Rosemary is a woman caught in the midst of the social and sexual revolutions of the sixties.  She is unsure about religion, having been raised a Catholic but now harboring doubts.  She is sexually assertive, yet does show a deference to her husband Guy that is hard to imagine today.  She clearly wants a child, and reacts angrily when she thinks friends are suggesting an abortion after it becomes clear that her health is declining.  In general she is obedient to the people around her, showing only passive resistance, but otherwise lets events happen to her.  Once she does begin to try to take control she is treated as insane.  This has been varyingly interpreted as promoting both feminist and anti-feminist agendas.  I'm not sure it does either, but reflects the author's nonjudgmental view of life at that time. 

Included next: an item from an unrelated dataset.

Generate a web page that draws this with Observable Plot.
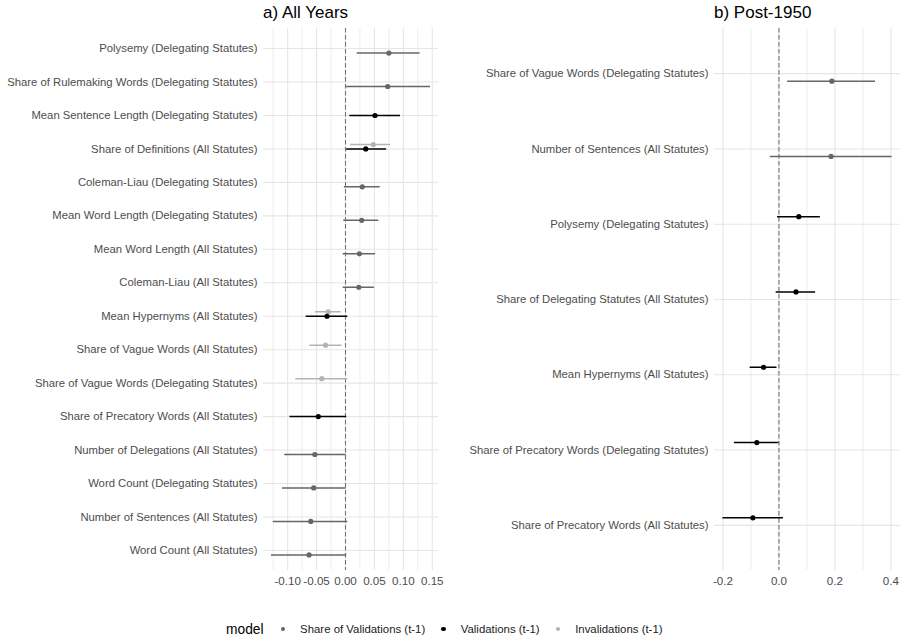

There is also much debate as to whether the satanic elements of the story are real or just figments of Rosemary's increasingly deranged mind.  There is no doubt that as she unravels the mystery, and discovers that this ungodly plot she's suspecting extends beyond her neighbors to her own doctor, she does become more and more unhinged, which seems to be only natural.  I take what I see at face value, because no real hints are given to the contrary.  It's true that what she supposes the coven of witches wants with her baby is false, but that she is up against a satanic conspiracy is all too real, and confirmed by the movie's ending.

As she does discover the truth, Rosemary becomes more and more isolated.  By the end she trusts no one, especially her obstetrician Dr. Saperstein, played chillingly by Ralph Bellamy.  She runs to the one person she feels she can confide in, her old doctor, played by Charles Grodin, and even he betrays her, handing her back into the arms of Saperstein and her husband, who she will soon find out is in league with the coven.

What is chilling about the story is this sense of isolation, that Rosemary has no one to take her part against the forces of evil.  When she comes to the moment of realization that Dr. Saperstein is in on the conspiracy she is in his waiting room browsing the Time Magazine from April 1966 that asked the question on it's cover, in bold red print on a pitch black background, "Is God Dead?"  In the end, the baby is born.  Rosemary is lead to believe he was still born, but soon discovers the truth.  At first repulsed, she is convinced to stay and "be a mother to him."  As the revelers surrounding the bassinet proclaim that the "Year 1" has dawned, Rosemary takes her place by her son, gently rocking the cradle.  She is once again passive, accepting of the situation she has been forced into, and it does seem like God is, if not dead, absent and powerless.

In later years Levin regretted using the demonic motif, feeling that it helped spawn the supernatural thriller craze of the 1970's, and possibly helped spur a fundamentalist Christian backlash.  He even wrote a sequel thirty years later that made it all out to be a dream in order to make up for this perceived sin.  While I think that he's flattering himself to think that he helped turn people to Christian fundamentalism, there is no doubt that Rosemary's Baby inspired The Exorcist and The Omen., as well as other demonic themed horror movies in the following decades.   But there is a clear difference between Levin's work and The Exorcist author William Peter Blatty's.  In The Exorcist (which I did read) there was hope, however slim, that evil could be confronted.  While the cost was high, God was not dead or absent, so there was someone to take the little girl's part in combating and defeating the powers of darkness. In Rosemary's Baby our heroine is alone and outnumbered all the way.

Levin was a nonbeliever who used what little he was able to research on the topic of witchcraft and satanism to craft a convincing, adult, contemporary horror story. But as I wrote earlier, if an author touches on something true, even if he doesn't buy it himself, people will be drawn too it.  It was his mistake to dabble in forces beyond his control or understanding for cynical gain.  The result was exactly the result he didn't intend or want: that more people would become fascinated with the occult, something he claimed no belief in.  But what makes Rosemary's Baby most disturbing is not the sacrilege (which I didn't really write about) or the satanic subject matter itself, but it's lack of hope.  Even if the coven is a metaphor for government, big business, family, or some other oppressive public or social institution or custom, we are left with an image of resignation in the face of evil.

I do not want to leave you on a down note.  Obviously I do not believe that we are alone.  I do believe in the existence of an Enemy who wishes to undo the work of Christ and rob us of our hope.  But as long as we hold close to the Lord His will will be done.  The cost may be high, and the road difficult, but we never have to despair that He is not with us.